Alfonso Osorio, abogado del Estado, reflexiona sobre el falso paradigma de que el hiperlocalismo es sagrado.
—¿Cuál cree que es el origen del disparate que ha llevado a la construcción de instalaciones innecesarias en numerosos municipios y que ahora no podemos pagar?.
—Creo que el origen está en el título VIII de la Constitución al regular el Estado autonómico. Hasta ese momento en España teníamos dos problemas: el vasco y el catalán. Para resolver esas dos cuestiones los constituyentes decidieron, por influencia sevillana, practicar el «café para todos». Es decir, dividir España en 17 Comunidades. Eso inició una espiral diabólica, que es necesario corregir, pero que no acabará nunca mientras no se tomen medidas. El «café para todos» también se aplica a nivel provincial, municipal y localista. Todos queremos al lugar en el que hemos nacido —esa es nuestra patria—, pero llegar al extremo de que toda ciudad más o menos importante quiera tener un aeropuerto y un gran centro cultural, y que quiera singularizarse, inventando pasados históricos que no existen, ha provocado un desfase político, cultural y económico.
—¿Qué medidas hay que adoptar para corregirlo?.
—No es necesario modificar la Constitución para este tipo de cosas. Es una Constitución en la que, por primera vez en nuestra historia, todas las fuerzas políticas y culturales estaban de acuerdo en un texto. Pero hay que interpretarla bien, hay que volver a los orígenes. Por ejemplo, cuando el Gobierno transfiere una competencia a una Comunidad, por ejemplo la Sanidad, transfiere las competencias, pero no a los funcionarios, que se quedan en Madrid, engordando la Administración del Estado. Las autonomías crean su nuevo cuerpo de funcionarios para atender esa competencia y el gasto se ha multiplicado. Otro ejemplo: en España nunca hemos tenido una gran orquesta nacional, pero tenemos muchas malas en casi todas las Comunidades. Son ejemplos de cómo se malgasta el dinero de los españoles para atender las vanidades de los gobernantes autonómicos o locales.

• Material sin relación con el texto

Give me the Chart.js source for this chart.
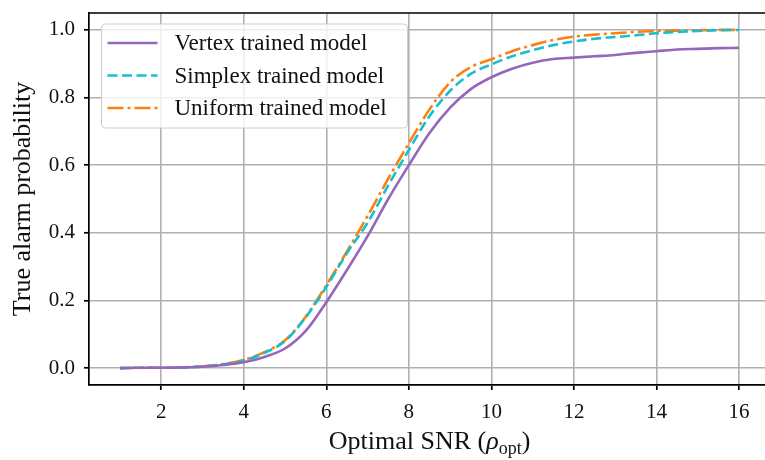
<!DOCTYPE html>
<html>
<head>
<meta charset="utf-8">
<script src="https://cdn.jsdelivr.net/npm/chart.js@4"></script>
<style>
  html, body { margin: 0; padding: 0; background: #fff; overflow: hidden; }
  #wrap { width: 800px; height: 460px; }
</style>
</head>
<body>
<div id="wrap"><canvas id="roc-chart" width="800" height="460"></canvas></div>
<script>
// Optimal SNR values the curves were sampled at
const snr = [1, 1.5, 2, 2.5, 3, 3.5, 4, 4.5, 5, 5.5, 6, 6.5, 7, 7.5, 8, 8.5,
             9, 9.5, 10, 10.5, 11, 11.5, 12, 12.5, 13, 13.5, 14, 14.5, 15, 15.5, 16];

const vertexModel = [0.000, 0.001, 0.001, 0.002, 0.004, 0.009, 0.017, 0.033, 0.058, 0.11,
                     0.195, 0.29, 0.39, 0.50, 0.60, 0.695, 0.77, 0.825, 0.86, 0.885,
                     0.903, 0.914, 0.918, 0.922, 0.926, 0.932, 0.937, 0.942, 0.944, 0.946, 0.947];

const simplexModel = [0.000, 0.001, 0.001, 0.002, 0.005, 0.011, 0.022, 0.045, 0.08, 0.15,
                      0.24, 0.34, 0.43, 0.54, 0.645, 0.745, 0.82, 0.87, 0.898, 0.922,
                      0.94, 0.955, 0.966, 0.974, 0.979, 0.984, 0.99, 0.994, 0.997, 0.999, 1.0];

const uniformModel = [0.000, 0.001, 0.001, 0.002, 0.005, 0.012, 0.024, 0.047, 0.082, 0.152,
                      0.245, 0.345, 0.45, 0.56, 0.665, 0.765, 0.845, 0.89, 0.913, 0.937,
                      0.955, 0.97, 0.98, 0.986, 0.99, 0.994, 0.997, 0.998, 0.999, 1.0, 1.0];

const seriesNames = ['Vertex trained model', 'Simplex trained model', 'Uniform trained model'];
const xTicks = [2, 4, 6, 8, 10, 12, 14, 16];
const yTicks = [0, 0.2, 0.4, 0.6, 0.8, 1.0];

const SERIF = '"Liberation Serif", "DejaVu Serif", serif';

const toPoints = (ys) => snr.map((x, i) => ({ x: x, y: ys[i] }));

// top spine + axis titles + matplotlib-like legend box
const framePlugin = {
    id: 'framePlugin',
    afterDraw(chart) {
        const { ctx, chartArea } = chart;
        ctx.save();
        ctx.strokeStyle = '#000';
        ctx.lineWidth = 1.7;
        ctx.beginPath();
        ctx.moveTo(chartArea.left, chartArea.top);
        ctx.lineTo(chartArea.right, chartArea.top);
        ctx.lineTo(chartArea.right, chartArea.bottom);
        ctx.stroke();

        // legend
        const bx = chartArea.left + 12.5, by = chartArea.top + 11, bw = 306, bh = 104;
        ctx.fillStyle = 'rgba(255,255,255,0.8)';
        ctx.strokeStyle = '#cccccc';
        ctx.lineWidth = 1;
        ctx.beginPath();
        ctx.roundRect(bx, by, bw, bh, 4);
        ctx.fill();
        ctx.stroke();
        ctx.font = '23px ' + SERIF;
        ctx.textBaseline = 'middle';
        ctx.textAlign = 'left';
        chart.data.datasets.forEach((ds, i) => {
            const ry = by + 19 + i * 32.5;
            ctx.strokeStyle = ds.borderColor;
            ctx.lineWidth = ds.borderWidth;
            ctx.setLineDash(ds.borderDash || []);
            ctx.beginPath();
            ctx.moveTo(bx + 6, ry);
            ctx.lineTo(bx + 56, ry);
            ctx.stroke();
            ctx.setLineDash([]);
            ctx.fillStyle = '#111';
            ctx.fillText(ds.label, bx + 73, ry + 1);
        });

        // y title
        ctx.fillStyle = '#111';
        ctx.save();
        ctx.translate(23, (chartArea.top + chartArea.bottom) / 2);
        ctx.rotate(-Math.PI / 2);
        ctx.font = '26px ' + SERIF;
        ctx.textAlign = 'center';
        ctx.textBaseline = 'middle';
        ctx.fillText('True alarm probability', 0, 0);
        ctx.restore();

        // x title with subscript
        const parts = [
            { t: 'Optimal SNR (', f: '26px ' + SERIF, dy: 0 },
            { t: 'ρ', f: 'italic 26px ' + SERIF, dy: 0 },
            { t: 'opt', f: '18px ' + SERIF, dy: 5 },
            { t: ')', f: '26px ' + SERIF, dy: 0 }
        ];
        let total = 0;
        parts.forEach(p => { ctx.font = p.f; p.w = ctx.measureText(p.t).width; total += p.w; });
        let px = (chartArea.left + chartArea.right) / 2 - total / 2;
        ctx.textAlign = 'left';
        ctx.textBaseline = 'alphabetic';
        parts.forEach(p => {
            ctx.font = p.f;
            ctx.fillText(p.t, px, 449 + p.dy);
            px += p.w;
        });
        ctx.restore();
    }
};

const gridOpts = {
    color: '#b0b0b0',
    lineWidth: 1.6,
    tickColor: '#000',
    tickLength: 5,
    tickWidth: 1.7
};

new Chart(document.getElementById('roc-chart'), {
    type: 'line',
    data: {
        datasets: [{
            label: seriesNames[0],
            data: toPoints(vertexModel),
            borderColor: '#9467bd',
            borderWidth: 2.6
        }, {
            label: seriesNames[1],
            data: toPoints(simplexModel),
            borderColor: '#17becf',
            borderWidth: 2.6,
            borderDash: [10, 4.5]
        }, {
            label: seriesNames[2],
            data: toPoints(uniformModel),
            borderColor: '#ff7f0e',
            borderWidth: 2.6,
            borderDash: [16, 4, 3, 4]
        }]
    },
    options: {
        responsive: false,
        devicePixelRatio: 1,
        animation: false,
        layout: { padding: { top: 13, right: 30, left: 0, bottom: 0 } },
        elements: {
            point: { radius: 0 },
            line: { cubicInterpolationMode: 'monotone', fill: false }
        },
        plugins: {
            legend: { display: false },
            tooltip: { enabled: false }
        },
        scales: {
            x: {
                type: 'linear',
                min: 0.25,
                max: 16.75,
                grid: gridOpts,
                border: { color: '#000', width: 1.7 },
                ticks: {
                    color: '#111',
                    padding: 10,
                    font: { family: SERIF, size: 21 },
                    callback: (v) => String(v)
                },
                afterBuildTicks: (scale) => { scale.ticks = xTicks.map(v => ({ value: v })); },
                afterFit: (scale) => {
                    scale.height = 75;
                    scale.paddingLeft = 0;
                    scale.paddingRight = 0;
                }
            },
            y: {
                min: -0.05,
                max: 1.05,
                grid: gridOpts,
                border: { color: '#000', width: 1.7 },
                ticks: {
                    color: '#111',
                    padding: 9,
                    font: { family: SERIF, size: 21 },
                    callback: (v) => Number(v).toFixed(1)
                },
                afterBuildTicks: (scale) => { scale.ticks = yTicks.map(v => ({ value: v })); },
                afterFit: (scale) => {
                    scale.width = 89;
                    scale.paddingTop = 0;
                    scale.paddingBottom = 0;
                }
            }
        }
    },
    plugins: [framePlugin]
});
</script>
</body>
</html>
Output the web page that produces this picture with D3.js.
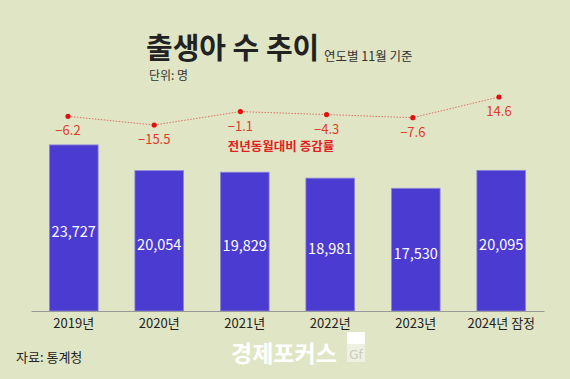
<!DOCTYPE html>
<html>
<head>
<meta charset="utf-8">
<script src="https://cdn.jsdelivr.net/npm/d3@7"></script>
<style>
  body { margin: 0; background: #e0e6c5; }
  svg { display: block; }
</style>
</head>
<body>
<script>
const years = ["2019년", "2020년", "2021년", "2022년", "2023년", "2024년 잠정"];
const births = [23727, 20054, 19829, 18981, 17530, 20095];
const changes = [-6.2, -15.5, -1.1, -4.3, -7.6, 14.6];

const W = 570, H = 379;
const font = "'Noto Sans CJK KR', 'Noto Sans', sans-serif";

const svg = d3.select("body").append("svg")
  .attr("width", W)
  .attr("height", H)
  .style("background-color", "#e0e6c5");

// title block
svg.append("text")
  .attr("x", 146)
  .attr("y", 59)
  .attr("font-family", font)
  .attr("font-size", "29px")
  .attr("font-weight", "bold")
  .attr("fill", "#222")
  .text("출생아 수 추이");

svg.append("text")
  .attr("x", 324)
  .attr("y", 61)
  .attr("font-family", font)
  .attr("font-size", "12.5px")
  .attr("fill", "#333")
  .text("연도별 11월 기준");

svg.append("text")
  .attr("x", 149)
  .attr("y", 80)
  .attr("font-family", font)
  .attr("font-size", "12px")
  .attr("fill", "#333")
  .text("단위: 명");

// bars
const x = d3.scaleBand()
  .domain(years)
  .range([31, 544])
  .paddingInner(0.43)
  .paddingOuter(0.215);

const y = d3.scaleLinear()
  .domain([0, 24000])
  .range([311, 143]);

svg.selectAll(".bar")
  .data(births)
  .enter()
  .append("rect")
  .attr("class", "bar")
  .attr("x", (d, i) => x(years[i]))
  .attr("y", d => y(d))
  .attr("width", x.bandwidth())
  .attr("height", d => y(0) - y(d))
  .attr("fill", "#4c3bd0")
  .attr("stroke", "#8f88dc")
  .attr("stroke-width", 0.8);

svg.selectAll(".val")
  .data(births)
  .enter()
  .append("text")
  .attr("class", "val")
  .attr("x", (d, i) => x(years[i]) + x.bandwidth() / 2)
  .attr("y", d => (y(d) + y(0)) / 2 + 9)
  .attr("text-anchor", "middle")
  .attr("font-family", font)
  .attr("font-size", "14.5px")
  .attr("fill", "white")
  .text(d => d3.format(",")(d));

// x axis
const xAxis = svg.append("g")
  .attr("transform", "translate(0,311)")
  .call(d3.axisBottom(x).tickSize(0).tickPadding(8));
xAxis.select(".domain").attr("stroke", "#999").attr("stroke-width", 1);
xAxis.selectAll("text")
  .attr("font-family", font)
  .attr("font-size", "13px")
  .attr("fill", "#222");

// change line
const xp = d3.scalePoint()
  .domain(years)
  .range([68, 499]);

const yc = d3.scaleLinear()
  .domain([-15.5, 14.6])
  .range([125, 97]);

const line = d3.line()
  .x((d, i) => xp(years[i]))
  .y(d => yc(d));

svg.append("path")
  .datum(changes)
  .attr("d", line)
  .attr("fill", "none")
  .attr("stroke", "#d9534f")
  .attr("stroke-width", 1)
  .attr("stroke-dasharray", "1.5,1.5")
  .attr("opacity", 0.8);

svg.selectAll(".dot")
  .data(changes)
  .enter()
  .append("circle")
  .attr("class", "dot")
  .attr("cx", (d, i) => xp(years[i]))
  .attr("cy", d => yc(d))
  .attr("r", 2.6)
  .attr("fill", "#e01010");

svg.selectAll(".chg")
  .data(changes)
  .enter()
  .append("text")
  .attr("class", "chg")
  .attr("x", (d, i) => xp(years[i]))
  .attr("y", d => yc(d) + 19)
  .attr("text-anchor", "middle")
  .attr("font-family", font)
  .attr("font-size", "13px")
  .attr("fill", "#e03a2a")
  .text(d => d < 0 ? "−" + Math.abs(d) : d);

svg.append("text")
  .attr("x", 281)
  .attr("y", 151)
  .attr("text-anchor", "middle")
  .attr("font-family", font)
  .attr("font-size", "12.5px")
  .attr("font-weight", "bold")
  .attr("fill", "#e02020")
  .text("전년동월대비 증감률");

// source and watermark
svg.append("text")
  .attr("x", 16)
  .attr("y", 362)
  .attr("font-family", font)
  .attr("font-size", "13px")
  .attr("fill", "#222")
  .text("자료: 통계청");

svg.append("text")
  .attr("x", 231)
  .attr("y", 362)
  .attr("font-family", font)
  .attr("font-size", "23px")
  .attr("font-weight", "bold")
  .attr("fill", "white")
  .text("경제포커스");

svg.append("rect")
  .attr("x", 347)
  .attr("y", 332)
  .attr("width", 18)
  .attr("height", 12)
  .attr("fill", "white");

svg.append("rect")
  .attr("x", 347)
  .attr("y", 344)
  .attr("width", 18)
  .attr("height", 18)
  .attr("fill", "#eef1e2");

svg.append("text")
  .attr("x", 356)
  .attr("y", 359)
  .attr("text-anchor", "middle")
  .attr("font-family", "'DejaVu Sans', sans-serif")
  .attr("font-size", "12px")
  .attr("fill", "#c8ccbb")
  .text("Gf");
</script>
</body>
</html>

—El precio de las vanidades...
—Sí, los políticos quieren satisfacer sus vanidades y las de sus administrados, lo que ha conducido a una serie de gastos innecesarios y superfluos que en muchos casos llegan al ridículo. Hay un ejemplo de particularismo que no supone ningún gasto pero es ridículo, que es el invento de las banderas pueblerinas de los ayuntamientos y de pedanías, y otros que sí cuestan ingentes sumas de dinero, como las embajadas de autonomías en el extranjero.